Opportunity cost, while definitely central to economics, is a particularly bad quantity to use for efficiency. An opportunity cost is necessarily counterfactual: it is the value of what we give up, not what we actually have. Although we can often estimate an opportunity cost, because it is counterfactual, it cannot be measured directly. In the sense that I was using it in the original post, efficiency is a post hoc consideration: it tells you how well your theoretical model works, and you can't create a post hoc consideration on theoretical grounds.
Not only is opportunity cost counterfactual, it's also fundamentally equivocal: the opportunity cost can change based on different ways of setting up the counterfactual. Again, the Prisoner's Dilemma shows this equivocation very simply. If you consider the opportunity cost against the Nash Equilibrium, then the opportunity cost of cooperation is always larger than the opportunity cost of defection, regardless of the other actor's move. On the other hand, the opportunity cost of mutual defection is greater than the opportunity cost of mutual cooperation.
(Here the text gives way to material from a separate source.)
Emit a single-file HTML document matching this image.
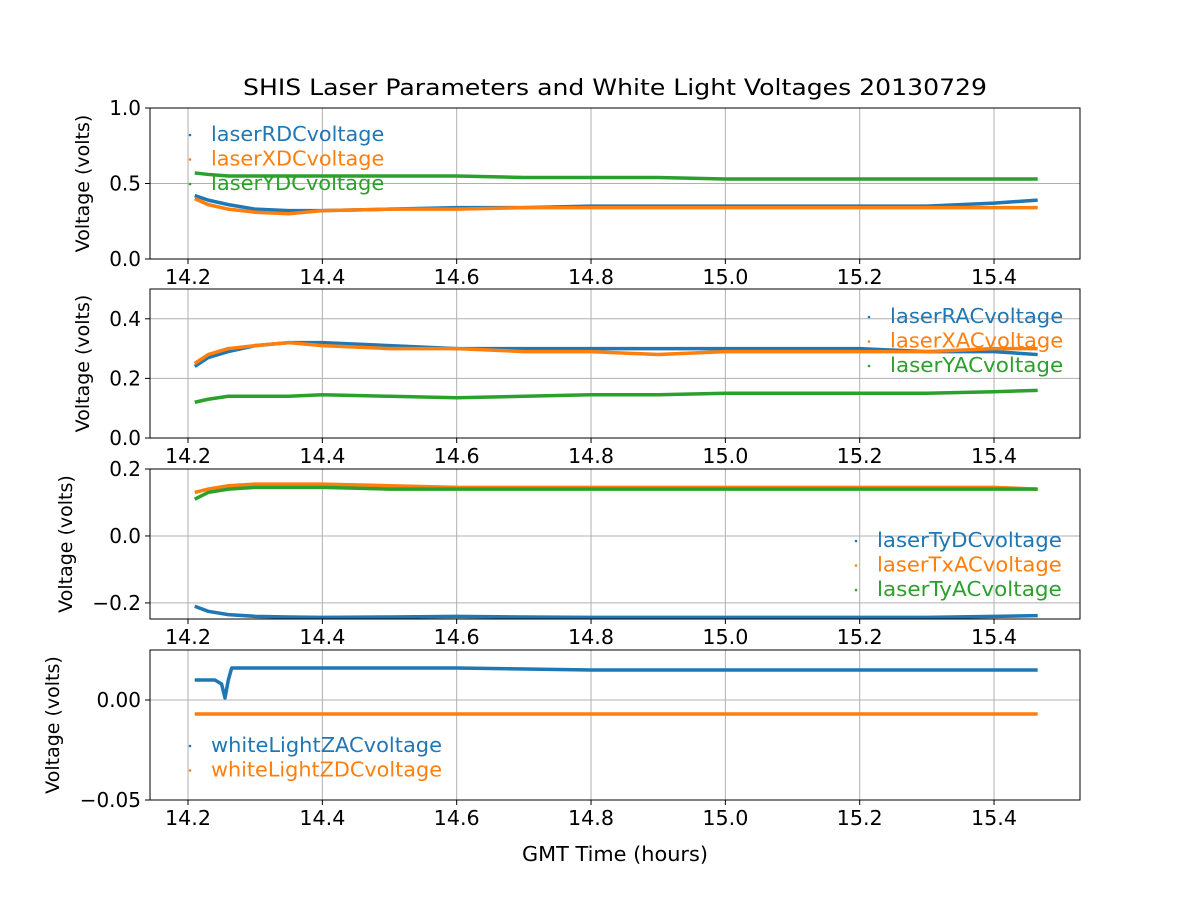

Neither construction is "more valid" than the other; it's just the case that the opportunity cost is equivocal in many decisions. Since opportunity costs can be equivocal, any measure of efficiency based on opportunity cost can also be equivocal.
Although opportunity cost is indeed central to economics — everything's a trade-off — precisely because it is central we want to use other, more directly measurable variables to evaluate efficiency. We can measure, for example, value obtained (which might be subjective, but is at least real) and hours worked, to obtain a useful measure of efficiency. These real measures of efficiency can give us a better understanding of our economy than trying to estimate a counterfactual, equivocal quantity.
[Update 10/21/11] There are a lot of other reasons why Xero's idea is really bad, not the least of which is that it turns a (at least nominally) democratic institution into an explicitly plutocratic system. That reason is, however, almost entirely political, and I wanted to make a specifically economic critique of the idea.
I strongly suspect that Xero is not part of the 1%, who would, under his scheme, have near-absolute control over government spending and would use that control for their own benefit, not Xero's (or mine). I'm continually astonished at the propensity of people to come up with schemes to not only justify but also intensify their own slavery.